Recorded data
__________________________________________________
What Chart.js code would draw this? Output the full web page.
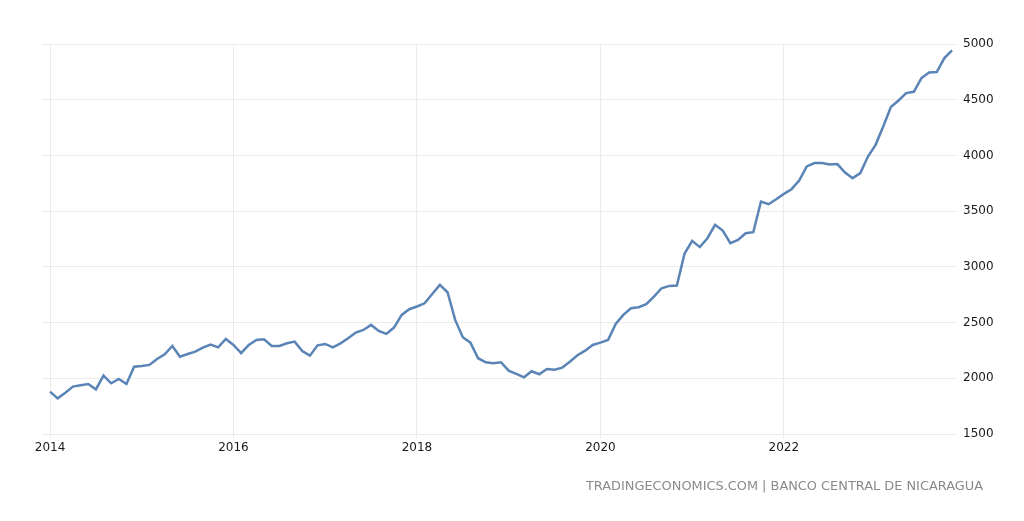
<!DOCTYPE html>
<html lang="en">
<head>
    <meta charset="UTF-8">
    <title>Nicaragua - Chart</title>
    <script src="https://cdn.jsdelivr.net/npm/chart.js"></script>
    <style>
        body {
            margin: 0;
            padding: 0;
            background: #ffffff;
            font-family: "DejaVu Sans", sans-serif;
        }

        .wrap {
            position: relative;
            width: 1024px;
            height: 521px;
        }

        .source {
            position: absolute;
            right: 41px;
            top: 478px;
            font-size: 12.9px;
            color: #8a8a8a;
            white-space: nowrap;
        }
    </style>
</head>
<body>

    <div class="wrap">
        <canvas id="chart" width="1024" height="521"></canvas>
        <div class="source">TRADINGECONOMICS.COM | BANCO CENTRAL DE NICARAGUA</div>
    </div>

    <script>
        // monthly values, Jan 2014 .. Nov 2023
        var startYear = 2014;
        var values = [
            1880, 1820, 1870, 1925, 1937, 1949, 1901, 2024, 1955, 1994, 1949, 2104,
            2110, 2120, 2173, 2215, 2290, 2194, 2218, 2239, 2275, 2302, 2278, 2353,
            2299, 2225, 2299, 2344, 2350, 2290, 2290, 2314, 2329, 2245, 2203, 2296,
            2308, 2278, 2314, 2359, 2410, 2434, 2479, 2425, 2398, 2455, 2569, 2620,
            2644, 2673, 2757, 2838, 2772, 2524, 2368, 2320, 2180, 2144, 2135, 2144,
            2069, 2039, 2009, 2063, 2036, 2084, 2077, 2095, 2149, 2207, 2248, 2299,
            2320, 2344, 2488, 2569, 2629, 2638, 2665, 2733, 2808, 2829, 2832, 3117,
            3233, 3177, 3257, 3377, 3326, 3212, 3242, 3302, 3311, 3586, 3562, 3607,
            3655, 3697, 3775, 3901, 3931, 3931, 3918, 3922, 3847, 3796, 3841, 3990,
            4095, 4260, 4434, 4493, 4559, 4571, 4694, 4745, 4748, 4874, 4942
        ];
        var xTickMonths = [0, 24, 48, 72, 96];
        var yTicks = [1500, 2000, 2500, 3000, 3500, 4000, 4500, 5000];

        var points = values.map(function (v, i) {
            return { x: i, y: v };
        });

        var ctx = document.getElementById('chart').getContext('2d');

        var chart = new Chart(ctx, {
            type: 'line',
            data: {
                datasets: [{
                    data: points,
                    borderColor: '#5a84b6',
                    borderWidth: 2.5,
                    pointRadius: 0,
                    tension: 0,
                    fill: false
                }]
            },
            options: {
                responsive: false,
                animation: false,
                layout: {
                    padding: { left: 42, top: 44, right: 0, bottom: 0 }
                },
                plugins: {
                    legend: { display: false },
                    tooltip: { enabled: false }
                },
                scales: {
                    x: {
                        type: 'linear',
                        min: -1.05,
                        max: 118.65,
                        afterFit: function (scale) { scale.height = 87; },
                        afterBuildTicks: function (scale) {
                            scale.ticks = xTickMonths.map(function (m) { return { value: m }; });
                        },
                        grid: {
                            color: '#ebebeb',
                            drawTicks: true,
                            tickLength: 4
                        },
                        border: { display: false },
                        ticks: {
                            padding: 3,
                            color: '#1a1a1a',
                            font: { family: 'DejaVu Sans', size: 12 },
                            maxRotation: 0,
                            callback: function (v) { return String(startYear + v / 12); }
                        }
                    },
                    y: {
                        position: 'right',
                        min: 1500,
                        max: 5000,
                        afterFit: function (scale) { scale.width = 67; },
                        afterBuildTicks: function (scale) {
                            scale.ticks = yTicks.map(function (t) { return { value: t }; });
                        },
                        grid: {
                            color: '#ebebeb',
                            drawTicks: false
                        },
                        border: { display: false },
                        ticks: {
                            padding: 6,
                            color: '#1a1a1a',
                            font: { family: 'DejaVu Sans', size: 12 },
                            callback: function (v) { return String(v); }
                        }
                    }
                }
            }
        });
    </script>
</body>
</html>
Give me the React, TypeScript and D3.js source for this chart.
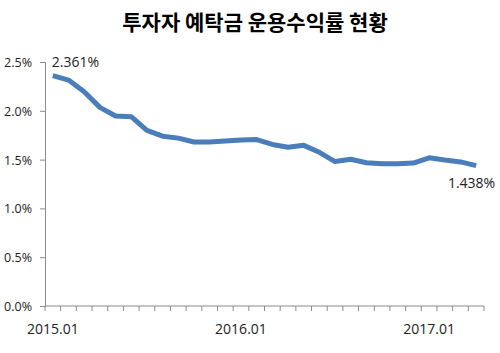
__________________________________________________
**SHORT TASK:**
Return the material word for word. Pictures are not part of the copy.

**TASK RESPONSE:**
What Chart.js code would draw this? Output the full web page.
<!DOCTYPE html>
<html lang="en">
<head>
    <meta charset="UTF-8">
    <title>Nicaragua - Chart</title>
    <script src="https://cdn.jsdelivr.net/npm/chart.js"></script>
    <style>
        body {
            margin: 0;
            padding: 0;
            background: #ffffff;
            font-family: "DejaVu Sans", sans-serif;
        }

        .wrap {
            position: relative;
            width: 1024px;
            height: 521px;
        }

        .source {
            position: absolute;
            right: 41px;
            top: 478px;
            font-size: 12.9px;
            color: #8a8a8a;
            white-space: nowrap;
        }
    </style>
</head>
<body>

    <div class="wrap">
        <canvas id="chart" width="1024" height="521"></canvas>
        <div class="source">TRADINGECONOMICS.COM | BANCO CENTRAL DE NICARAGUA</div>
    </div>

    <script>
        // monthly values, Jan 2014 .. Nov 2023
        var startYear = 2014;
        var values = [
            1880, 1820, 1870, 1925, 1937, 1949, 1901, 2024, 1955, 1994, 1949, 2104,
            2110, 2120, 2173, 2215, 2290, 2194, 2218, 2239, 2275, 2302, 2278, 2353,
            2299, 2225, 2299, 2344, 2350, 2290, 2290, 2314, 2329, 2245, 2203, 2296,
            2308, 2278, 2314, 2359, 2410, 2434, 2479, 2425, 2398, 2455, 2569, 2620,
            2644, 2673, 2757, 2838, 2772, 2524, 2368, 2320, 2180, 2144, 2135, 2144,
            2069, 2039, 2009, 2063, 2036, 2084, 2077, 2095, 2149, 2207, 2248, 2299,
            2320, 2344, 2488, 2569, 2629, 2638, 2665, 2733, 2808, 2829, 2832, 3117,
            3233, 3177, 3257, 3377, 3326, 3212, 3242, 3302, 3311, 3586, 3562, 3607,
            3655, 3697, 3775, 3901, 3931, 3931, 3918, 3922, 3847, 3796, 3841, 3990,
            4095, 4260, 4434, 4493, 4559, 4571, 4694, 4745, 4748, 4874, 4942
        ];
        var xTickMonths = [0, 24, 48, 72, 96];
        var yTicks = [1500, 2000, 2500, 3000, 3500, 4000, 4500, 5000];

        var points = values.map(function (v, i) {
            return { x: i, y: v };
        });

        var ctx = document.getElementById('chart').getContext('2d');

        var chart = new Chart(ctx, {
            type: 'line',
            data: {
                datasets: [{
                    data: points,
                    borderColor: '#5a84b6',
                    borderWidth: 2.5,
                    pointRadius: 0,
                    tension: 0,
                    fill: false
                }]
            },
            options: {
                responsive: false,
                animation: false,
                layout: {
                    padding: { left: 42, top: 44, right: 0, bottom: 0 }
                },
                plugins: {
                    legend: { display: false },
                    tooltip: { enabled: false }
                },
                scales: {
                    x: {
                        type: 'linear',
                        min: -1.05,
                        max: 118.65,
                        afterFit: function (scale) { scale.height = 87; },
                        afterBuildTicks: function (scale) {
                            scale.ticks = xTickMonths.map(function (m) { return { value: m }; });
                        },
                        grid: {
                            color: '#ebebeb',
                            drawTicks: true,
                            tickLength: 4
                        },
                        border: { display: false },
                        ticks: {
                            padding: 3,
                            color: '#1a1a1a',
                            font: { family: 'DejaVu Sans', size: 12 },
                            maxRotation: 0,
                            callback: function (v) { return String(startYear + v / 12); }
                        }
                    },
                    y: {
                        position: 'right',
                        min: 1500,
                        max: 5000,
                        afterFit: function (scale) { scale.width = 67; },
                        afterBuildTicks: function (scale) {
                            scale.ticks = yTicks.map(function (t) { return { value: t }; });
                        },
                        grid: {
                            color: '#ebebeb',
                            drawTicks: false
                        },
                        border: { display: false },
                        ticks: {
                            padding: 6,
                            color: '#1a1a1a',
                            font: { family: 'DejaVu Sans', size: 12 },
                            callback: function (v) { return String(v); }
                        }
                    }
                }
            }
        });
    </script>
</body>
</html>
Give me the React, TypeScript and D3.js source for this chart.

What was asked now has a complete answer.